BEGIN

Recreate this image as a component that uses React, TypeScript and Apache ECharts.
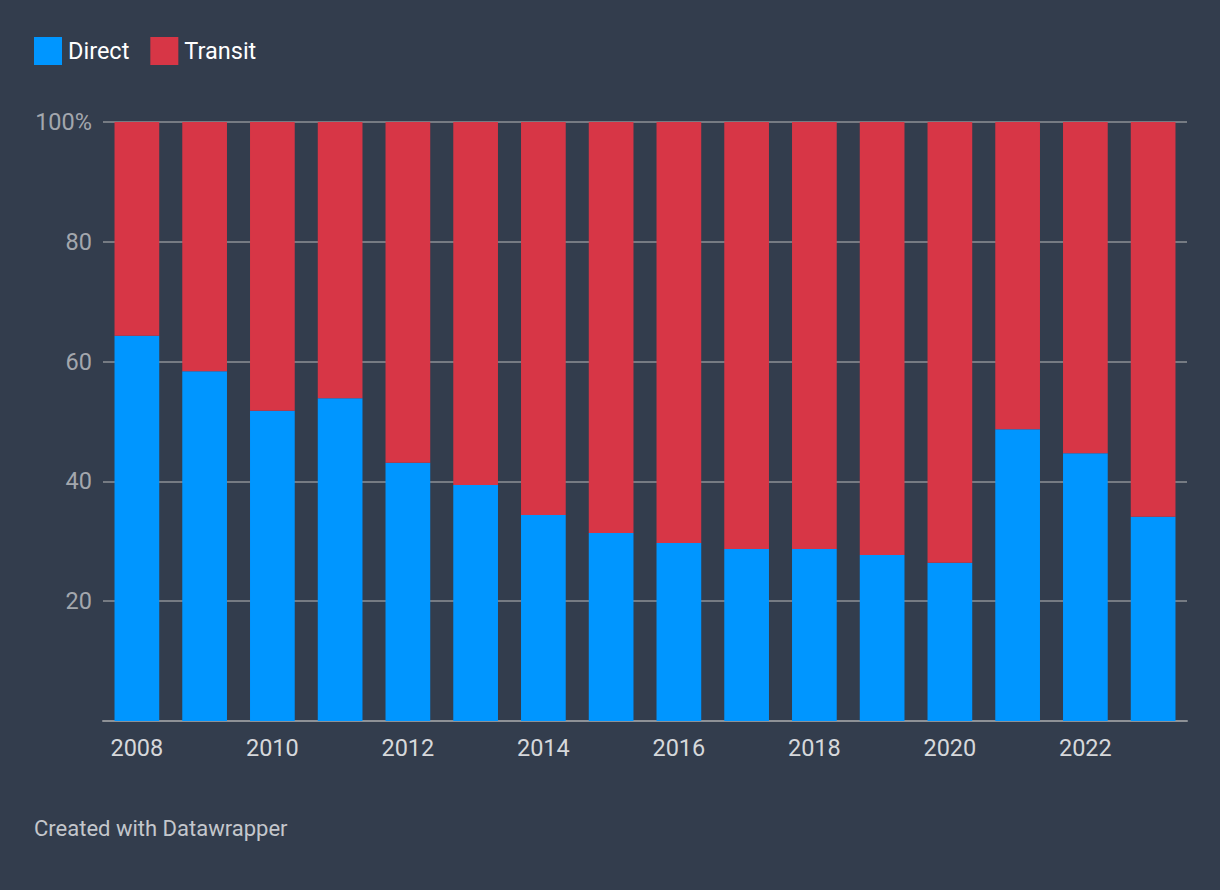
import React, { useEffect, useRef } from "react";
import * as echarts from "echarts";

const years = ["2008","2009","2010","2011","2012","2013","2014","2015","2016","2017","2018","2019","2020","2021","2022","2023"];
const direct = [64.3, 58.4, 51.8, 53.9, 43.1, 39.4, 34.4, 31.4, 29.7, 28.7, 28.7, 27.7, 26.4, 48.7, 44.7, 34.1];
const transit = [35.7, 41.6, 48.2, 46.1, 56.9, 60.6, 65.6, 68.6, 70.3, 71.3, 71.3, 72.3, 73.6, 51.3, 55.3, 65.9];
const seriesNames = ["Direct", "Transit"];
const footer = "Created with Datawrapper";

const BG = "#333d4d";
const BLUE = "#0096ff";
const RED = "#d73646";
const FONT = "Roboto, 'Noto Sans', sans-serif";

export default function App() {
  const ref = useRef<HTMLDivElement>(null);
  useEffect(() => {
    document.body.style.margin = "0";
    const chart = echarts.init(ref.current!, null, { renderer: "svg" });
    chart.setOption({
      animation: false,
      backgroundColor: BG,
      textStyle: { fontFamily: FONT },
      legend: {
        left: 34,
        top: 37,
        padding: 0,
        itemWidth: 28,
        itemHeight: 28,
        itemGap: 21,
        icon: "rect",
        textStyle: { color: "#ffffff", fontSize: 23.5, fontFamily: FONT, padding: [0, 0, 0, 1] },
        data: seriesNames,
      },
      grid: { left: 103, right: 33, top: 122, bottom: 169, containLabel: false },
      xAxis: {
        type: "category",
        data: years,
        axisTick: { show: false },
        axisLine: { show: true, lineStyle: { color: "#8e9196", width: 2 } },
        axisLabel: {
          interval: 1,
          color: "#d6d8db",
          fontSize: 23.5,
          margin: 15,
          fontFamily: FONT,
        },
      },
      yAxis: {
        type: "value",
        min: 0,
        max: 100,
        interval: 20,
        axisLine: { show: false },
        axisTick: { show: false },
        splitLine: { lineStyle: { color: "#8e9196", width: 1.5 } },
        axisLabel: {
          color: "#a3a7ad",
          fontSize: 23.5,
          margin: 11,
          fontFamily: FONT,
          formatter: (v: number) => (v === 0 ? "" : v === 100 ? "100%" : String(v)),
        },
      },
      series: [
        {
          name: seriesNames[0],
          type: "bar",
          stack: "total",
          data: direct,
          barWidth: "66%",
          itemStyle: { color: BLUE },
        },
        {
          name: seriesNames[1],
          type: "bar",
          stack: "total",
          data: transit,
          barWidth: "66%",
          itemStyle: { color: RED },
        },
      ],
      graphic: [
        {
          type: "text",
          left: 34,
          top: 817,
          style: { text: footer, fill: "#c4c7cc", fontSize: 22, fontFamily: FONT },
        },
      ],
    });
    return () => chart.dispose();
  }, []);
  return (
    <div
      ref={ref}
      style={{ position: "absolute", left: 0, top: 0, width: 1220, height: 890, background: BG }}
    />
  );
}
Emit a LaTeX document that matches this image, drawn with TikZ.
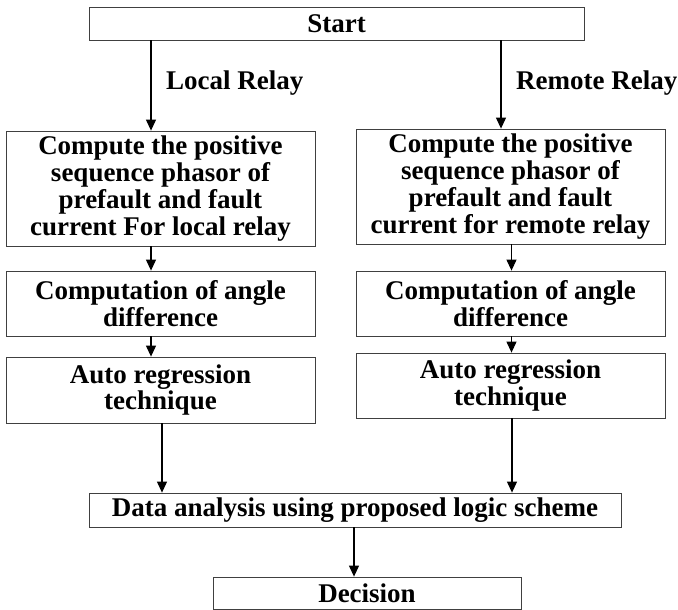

END

OBJECTIVE: Transcribe the complete set of entries verbatim. No pictures belong in the copy.

CORRECT OUTPUT:
Recreate this image as a component that uses React, TypeScript and Apache ECharts.
import React, { useEffect, useRef } from "react";
import * as echarts from "echarts";

const years = ["2008","2009","2010","2011","2012","2013","2014","2015","2016","2017","2018","2019","2020","2021","2022","2023"];
const direct = [64.3, 58.4, 51.8, 53.9, 43.1, 39.4, 34.4, 31.4, 29.7, 28.7, 28.7, 27.7, 26.4, 48.7, 44.7, 34.1];
const transit = [35.7, 41.6, 48.2, 46.1, 56.9, 60.6, 65.6, 68.6, 70.3, 71.3, 71.3, 72.3, 73.6, 51.3, 55.3, 65.9];
const seriesNames = ["Direct", "Transit"];
const footer = "Created with Datawrapper";

const BG = "#333d4d";
const BLUE = "#0096ff";
const RED = "#d73646";
const FONT = "Roboto, 'Noto Sans', sans-serif";

export default function App() {
  const ref = useRef<HTMLDivElement>(null);
  useEffect(() => {
    document.body.style.margin = "0";
    const chart = echarts.init(ref.current!, null, { renderer: "svg" });
    chart.setOption({
      animation: false,
      backgroundColor: BG,
      textStyle: { fontFamily: FONT },
      legend: {
        left: 34,
        top: 37,
        padding: 0,
        itemWidth: 28,
        itemHeight: 28,
        itemGap: 21,
        icon: "rect",
        textStyle: { color: "#ffffff", fontSize: 23.5, fontFamily: FONT, padding: [0, 0, 0, 1] },
        data: seriesNames,
      },
      grid: { left: 103, right: 33, top: 122, bottom: 169, containLabel: false },
      xAxis: {
        type: "category",
        data: years,
        axisTick: { show: false },
        axisLine: { show: true, lineStyle: { color: "#8e9196", width: 2 } },
        axisLabel: {
          interval: 1,
          color: "#d6d8db",
          fontSize: 23.5,
          margin: 15,
          fontFamily: FONT,
        },
      },
      yAxis: {
        type: "value",
        min: 0,
        max: 100,
        interval: 20,
        axisLine: { show: false },
        axisTick: { show: false },
        splitLine: { lineStyle: { color: "#8e9196", width: 1.5 } },
        axisLabel: {
          color: "#a3a7ad",
          fontSize: 23.5,
          margin: 11,
          fontFamily: FONT,
          formatter: (v: number) => (v === 0 ? "" : v === 100 ? "100%" : String(v)),
        },
      },
      series: [
        {
          name: seriesNames[0],
          type: "bar",
          stack: "total",
          data: direct,
          barWidth: "66%",
          itemStyle: { color: BLUE },
        },
        {
          name: seriesNames[1],
          type: "bar",
          stack: "total",
          data: transit,
          barWidth: "66%",
          itemStyle: { color: RED },
        },
      ],
      graphic: [
        {
          type: "text",
          left: 34,
          top: 817,
          style: { text: footer, fill: "#c4c7cc", fontSize: 22, fontFamily: FONT },
        },
      ],
    });
    return () => chart.dispose();
  }, []);
  return (
    <div
      ref={ref}
      style={{ position: "absolute", left: 0, top: 0, width: 1220, height: 890, background: BG }}
    />
  );
}
Emit a LaTeX document that matches this image, drawn with TikZ.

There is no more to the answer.